Ciò che amo di questo testo è il potere che mi dà di vedere ogni nuovo luogo con gli occhi di Marco Polo.

Spesso vedo dettagli che mi ricordano passi del libro, e quello di seguito è quello che meglio rappresenta il modo in cui ho visto Huangshan, e quello che ho sentito attraversando i suoi boschi e osservando i suoi abitanti. Lo condivido coi lettori del blog Stage in Cina:

Dopo aver marciato sette giorni attraverso boscaglie, chi va a Bauci non riesce a vederla ed è arrivato. I sottili trampoli che s’alzano dal suolo a gran distanza l’uno dall’altro e si perdono sopra le nubi sostengono la città.

Ci si sale con le scalette.

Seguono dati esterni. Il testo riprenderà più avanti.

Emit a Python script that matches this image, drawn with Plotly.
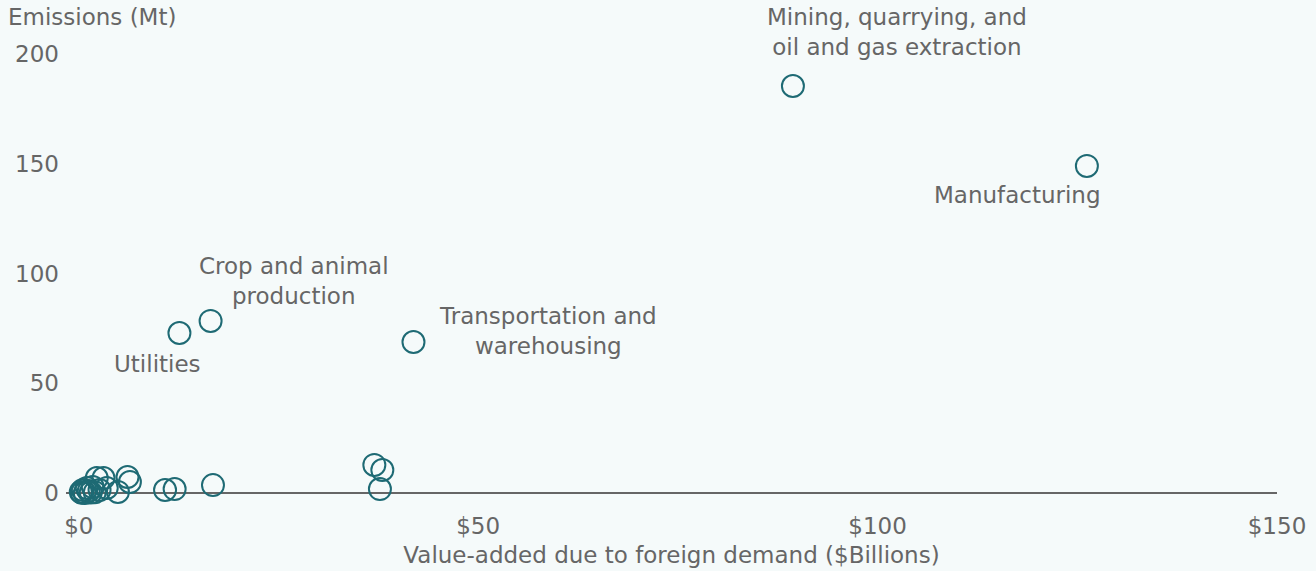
import plotly.graph_objects as go

# Data: value-added due to foreign demand ($B) vs emissions (Mt)
value_added = [0.25, 0.5, 0.75, 1.0, 1.25, 1.5, 1.75, 2.25, 2.6, 3.1, 3.5, 4.9, 6.1, 6.4,
               10.8, 12.0, 16.8, 37.0, 38.0, 37.7, 0.4, 2.0,
               12.6, 16.5, 41.9, 89.4, 126.2]
emissions = [0.5, 1.4, 0.0, 2.3, 0.9, 0.2, 2.7, 6.8, 1.4, 6.8, 2.3, 0.5, 7.3, 5.0,
             1.4, 1.8, 3.6, 12.8, 10.5, 1.8, 0.1, 0.3,
             72.9, 78.4, 68.8, 185.4, 149.0]

label_text = ["Mining, quarrying, and<br>oil and gas extraction", "Manufacturing",
              "Crop and animal<br>production", "Utilities", "Transportation and<br>warehousing"]
label_x = [102.4, 117.5, 27.0, 9.8, 58.7]
label_y = [210.0, 135.8, 96.6, 58.8, 73.8]

x_ticks = [0, 50, 100, 150]
x_tick_text = ["$0", "$50", "$100", "$150"]
y_ticks = [0, 50, 100, 150, 200]

X_RANGE = [-1.6, 150]
Y_RANGE = [-5, 205]

FONT = "DejaVu Sans"
FS = 23
TXT = "#666666"
BG = "#f5fafa"
MARK = "#1e6a74"

fig = go.Figure()
fig.add_trace(go.Scatter(
    x=value_added, y=emissions, mode="markers",
    marker=dict(symbol="circle-open", size=22, color=MARK, line=dict(width=2, color=MARK)),
    hoverinfo="x+y", showlegend=False, cliponaxis=False,
))

for t, lx, ly in zip(label_text, label_x, label_y):
    # paper coordinates (computed from the data scale) so labels outside the range still show
    px = (lx - X_RANGE[0]) / (X_RANGE[1] - X_RANGE[0])
    py = (ly - Y_RANGE[0]) / (Y_RANGE[1] - Y_RANGE[0])
    fig.add_annotation(x=px, y=py, xref="paper", yref="paper", xanchor="center", yanchor="middle",
                       text=t, showarrow=False,
                       font=dict(family=FONT, size=FS, color=TXT), align="center")

fig.add_annotation(x=0, y=1, xref="paper", yref="paper", xanchor="left", yanchor="bottom",
                   text="Emissions (Mt)", showarrow=False, xshift=-60, yshift=11,
                   font=dict(family=FONT, size=FS, color=TXT))

fig.update_layout(
    width=1316, height=571,
    margin=dict(l=66, r=39, t=43, b=67),
    paper_bgcolor=BG, plot_bgcolor=BG,
    font=dict(family=FONT, size=FS, color=TXT),
    xaxis=dict(range=X_RANGE, tickvals=x_ticks, ticktext=x_tick_text, showgrid=False,
               zeroline=False, showline=False, ticks="", ticklabelstandoff=6, automargin=False,
               title=dict(text="Value-added due to foreign demand ($Billions)", standoff=8,
                          font=dict(family=FONT, size=FS, color=TXT))),
    yaxis=dict(range=Y_RANGE, tickvals=y_ticks, showgrid=False, automargin=False,
               zeroline=True, zerolinecolor="#666666", zerolinewidth=2,
               showline=False, ticks="", ticklabelstandoff=6),
)

fig.write_html("out.html", config={"displayModeBar": False},
               post_script="document.body.style.margin='0';document.body.style.background='%s';" % BG)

A terra gli abitanti si mostrano di rado: hanno già tutto l’occorrente lassù e preferiscono non scendere.

Nulla della città tocca il suolo tranne quelle lunghe gambe da fenicottero a cui si appoggia e, nelle giornate luminose, un’ombra traforata e angolosa che si disegna sul fogliame.

Tre ipotesi si dànno sugli abitanti di Bauci: che odino la Terra; che la rispettino al punto da evitare ogni contatto; che la amino com’era prima di loro e con cannocchiali e telescopi puntati in giù non si stanchino di passarla in rassegna, foglia a foglia, sasso a sasso, formica per formica, contemplando affascinati la propria assenza.